= To be done =
Show every line in the records below that contains the word "this".

= Data listing =
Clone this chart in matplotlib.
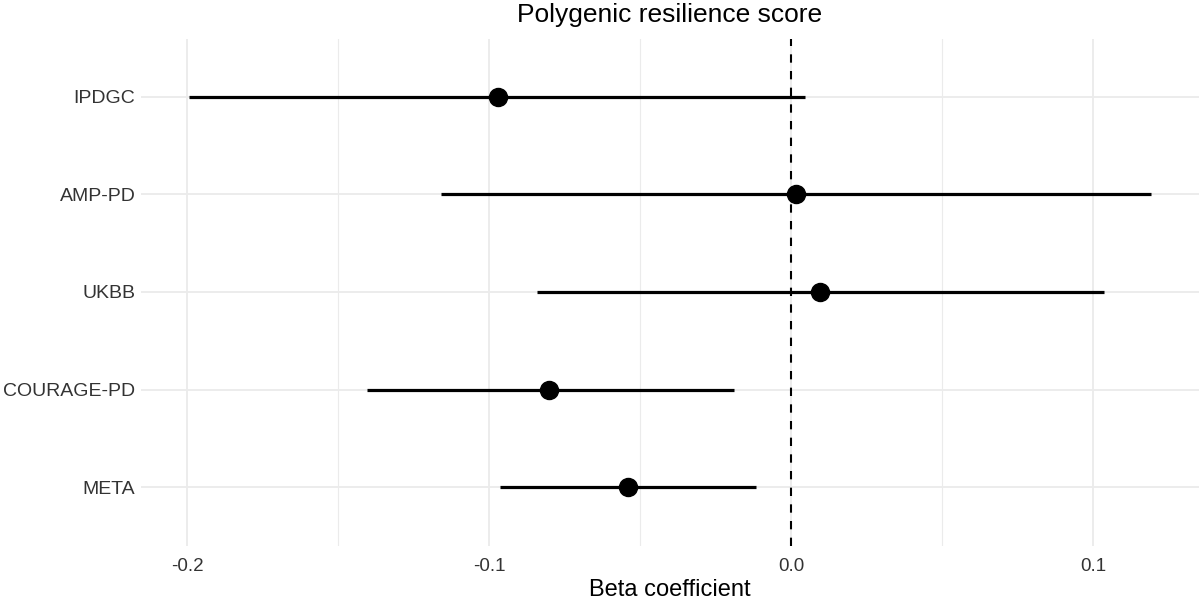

---

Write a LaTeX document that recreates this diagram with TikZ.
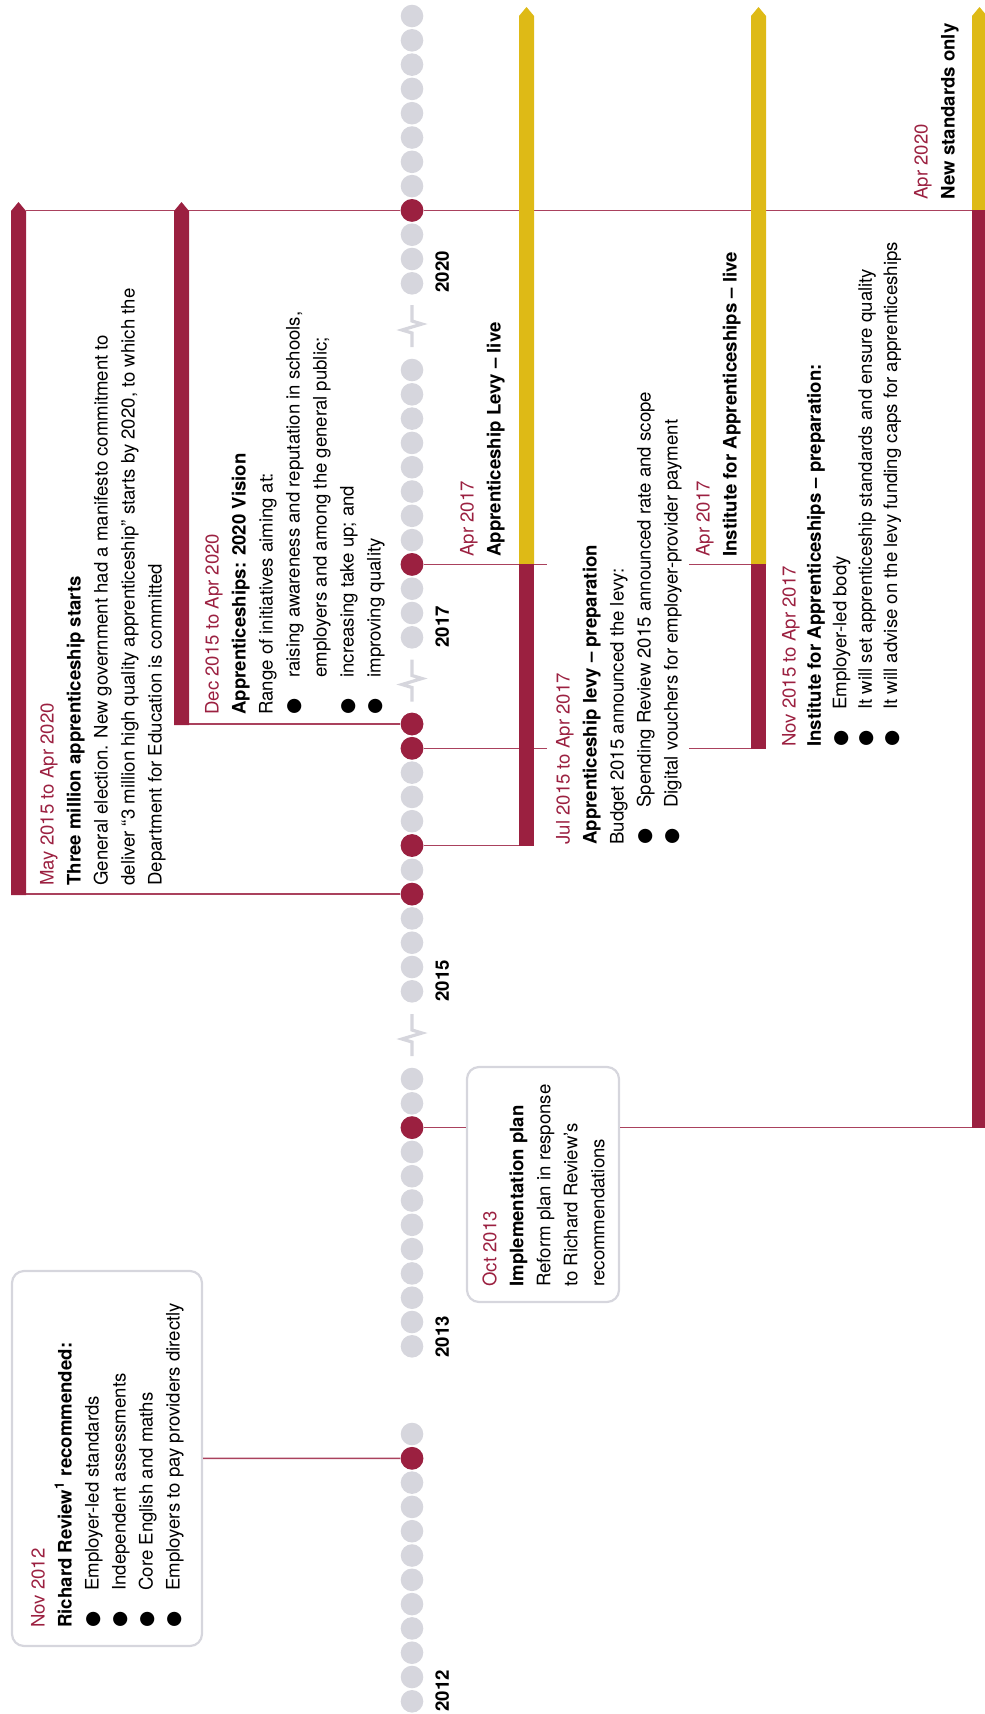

...

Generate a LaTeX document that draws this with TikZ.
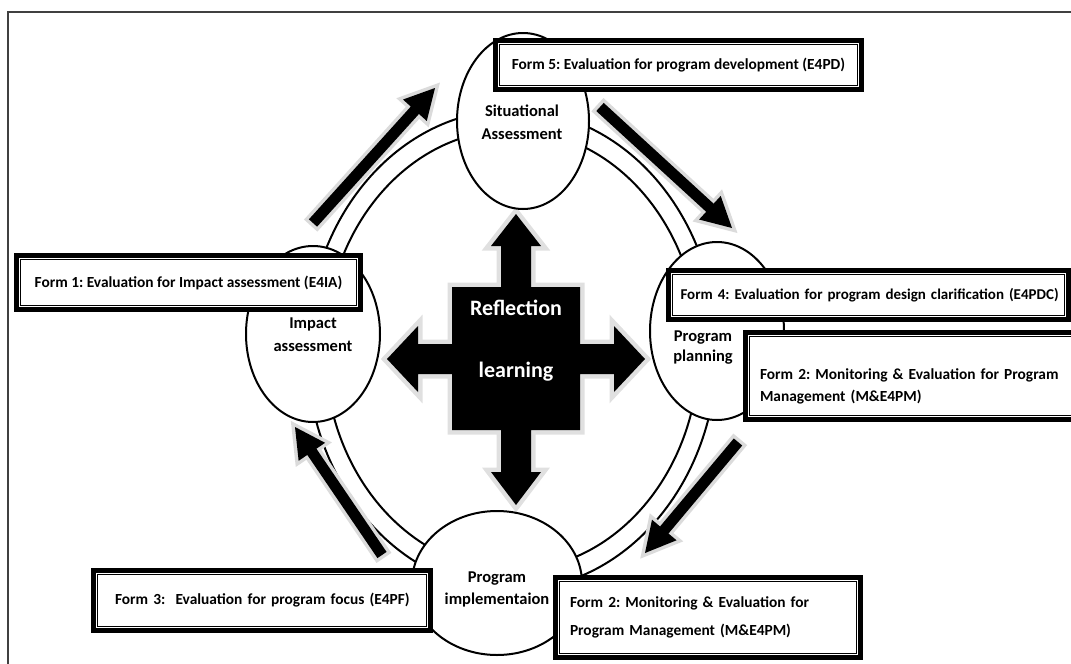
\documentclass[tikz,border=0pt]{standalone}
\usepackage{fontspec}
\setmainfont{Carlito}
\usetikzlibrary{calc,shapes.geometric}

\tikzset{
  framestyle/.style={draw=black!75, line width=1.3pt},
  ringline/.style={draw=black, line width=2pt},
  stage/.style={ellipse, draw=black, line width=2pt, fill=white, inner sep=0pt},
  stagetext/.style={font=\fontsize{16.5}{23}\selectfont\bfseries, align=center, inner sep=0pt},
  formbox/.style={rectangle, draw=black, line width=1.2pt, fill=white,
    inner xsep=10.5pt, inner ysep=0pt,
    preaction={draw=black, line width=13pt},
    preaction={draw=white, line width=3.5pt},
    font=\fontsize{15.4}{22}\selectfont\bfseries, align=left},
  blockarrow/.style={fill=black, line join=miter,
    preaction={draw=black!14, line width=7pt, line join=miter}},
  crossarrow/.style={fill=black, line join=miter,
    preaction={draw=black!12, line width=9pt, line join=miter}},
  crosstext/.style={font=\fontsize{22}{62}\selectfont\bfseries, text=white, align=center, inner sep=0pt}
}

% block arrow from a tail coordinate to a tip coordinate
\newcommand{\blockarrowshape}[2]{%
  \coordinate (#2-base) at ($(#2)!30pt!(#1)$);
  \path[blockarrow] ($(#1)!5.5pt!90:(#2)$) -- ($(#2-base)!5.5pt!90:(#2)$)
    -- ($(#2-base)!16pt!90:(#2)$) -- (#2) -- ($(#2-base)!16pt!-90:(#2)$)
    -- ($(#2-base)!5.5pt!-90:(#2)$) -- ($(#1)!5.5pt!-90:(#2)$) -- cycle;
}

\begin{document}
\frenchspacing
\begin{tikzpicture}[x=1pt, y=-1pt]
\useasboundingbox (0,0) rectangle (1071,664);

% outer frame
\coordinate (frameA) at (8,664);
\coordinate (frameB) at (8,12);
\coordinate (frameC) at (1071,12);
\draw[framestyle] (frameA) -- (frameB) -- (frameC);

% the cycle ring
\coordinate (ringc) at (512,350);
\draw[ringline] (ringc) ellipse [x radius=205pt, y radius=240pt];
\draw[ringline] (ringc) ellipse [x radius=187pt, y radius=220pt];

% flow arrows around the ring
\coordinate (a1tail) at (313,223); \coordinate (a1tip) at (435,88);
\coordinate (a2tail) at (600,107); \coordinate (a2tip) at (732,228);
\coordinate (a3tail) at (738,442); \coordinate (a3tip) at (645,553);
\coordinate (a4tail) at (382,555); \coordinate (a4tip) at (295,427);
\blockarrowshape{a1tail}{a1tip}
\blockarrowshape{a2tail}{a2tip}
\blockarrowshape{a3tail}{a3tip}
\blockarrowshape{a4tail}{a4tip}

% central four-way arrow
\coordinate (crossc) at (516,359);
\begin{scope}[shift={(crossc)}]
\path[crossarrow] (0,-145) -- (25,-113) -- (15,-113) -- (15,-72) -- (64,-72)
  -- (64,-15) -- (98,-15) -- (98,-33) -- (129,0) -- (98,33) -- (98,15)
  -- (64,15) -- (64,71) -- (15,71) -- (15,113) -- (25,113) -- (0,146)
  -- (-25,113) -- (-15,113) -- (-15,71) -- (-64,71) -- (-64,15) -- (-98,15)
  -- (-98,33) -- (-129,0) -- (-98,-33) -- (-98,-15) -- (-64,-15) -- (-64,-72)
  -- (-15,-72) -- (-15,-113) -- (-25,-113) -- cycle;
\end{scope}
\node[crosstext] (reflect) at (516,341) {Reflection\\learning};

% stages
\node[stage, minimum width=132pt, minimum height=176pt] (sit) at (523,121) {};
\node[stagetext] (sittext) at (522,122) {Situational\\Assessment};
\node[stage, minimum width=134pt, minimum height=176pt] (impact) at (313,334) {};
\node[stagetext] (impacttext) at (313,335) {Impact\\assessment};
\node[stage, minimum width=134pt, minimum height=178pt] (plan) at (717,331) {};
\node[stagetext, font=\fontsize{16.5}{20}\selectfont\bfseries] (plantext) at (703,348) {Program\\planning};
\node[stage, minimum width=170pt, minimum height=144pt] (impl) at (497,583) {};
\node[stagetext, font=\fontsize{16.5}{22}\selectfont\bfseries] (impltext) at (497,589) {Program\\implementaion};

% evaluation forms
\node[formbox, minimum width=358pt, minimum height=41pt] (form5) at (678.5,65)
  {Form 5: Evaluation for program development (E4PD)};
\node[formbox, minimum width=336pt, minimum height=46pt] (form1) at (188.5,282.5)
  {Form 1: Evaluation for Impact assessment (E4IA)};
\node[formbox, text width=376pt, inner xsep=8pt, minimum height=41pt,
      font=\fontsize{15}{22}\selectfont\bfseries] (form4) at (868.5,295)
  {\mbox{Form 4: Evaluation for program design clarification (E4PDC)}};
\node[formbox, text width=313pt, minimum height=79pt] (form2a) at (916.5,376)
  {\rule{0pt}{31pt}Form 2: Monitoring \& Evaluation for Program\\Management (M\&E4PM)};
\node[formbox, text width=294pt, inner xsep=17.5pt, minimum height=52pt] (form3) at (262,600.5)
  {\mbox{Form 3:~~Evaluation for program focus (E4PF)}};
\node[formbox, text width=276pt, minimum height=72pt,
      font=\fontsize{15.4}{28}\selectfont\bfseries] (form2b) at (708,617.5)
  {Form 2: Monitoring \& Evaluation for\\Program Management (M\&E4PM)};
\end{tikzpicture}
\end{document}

= Solved problem =
Clone this chart in matplotlib.
Write a LaTeX document that recreates this diagram with TikZ.
Generate a LaTeX document that draws this with TikZ.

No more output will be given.